Abstract

Atmospheric aerosol particles (0.05μm ≤ rdry ≤ 1.5μm), 222Rn, and soot carbon mass were measured on a cruise over the Northeast Atlantic (63°N, 8°W) during October and November 1989. An accumulation mode (AM) was present in all particle data and was characterized by a lognormal size distribution with parameters N cm−3 (total number concentration), rg μm (geometric mean radius) and σg (geometric standard deviation).
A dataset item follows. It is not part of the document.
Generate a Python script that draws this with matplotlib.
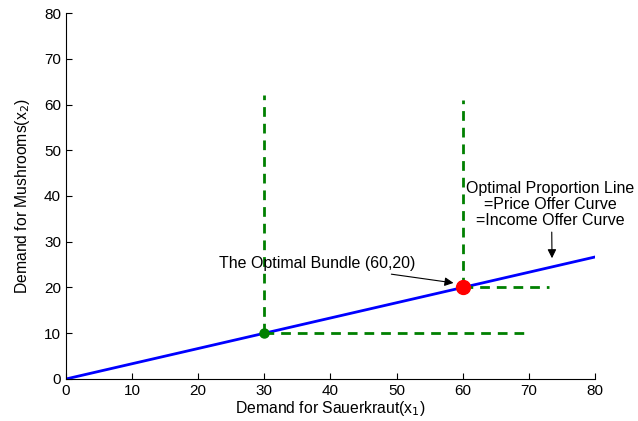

For aerosol associated with the “cleanest” Northeast Atlantic maritime and Arctic air masses, the AM parameters were found to be 16 cm−3 ≤ N ≤ 48 cm−3, 1.32 ≤ σg ≤ 1.46, and 0.08 μm < rg < 0.09 μm, leading to AM masses of between 0.20 μg m−3 and 0.38 μg m−3. Clean background levels of soot carbon mass for maritime and Arctic air were estimated to be around 20 ng m−3 and were associated with particle size radii r ≤ 0.15 μm. Soot carbon mass showed an excellent correlation with AM number concentration (cc=0.93), demonstrating its usefulness as an air mass tracer and as an indicator of anthropogenic pollutant transport. By comparison, radon, which is often used for this purpose, exhibited a significantly poorer correlation (cc=0.60) for this region. Approximately 9% of the total AM mass was accounted for by soot carbon, regardless of air mass origin, suggesting that early winter marine aerosol in the remote North Atlantic is primarily of anthropogenic origin.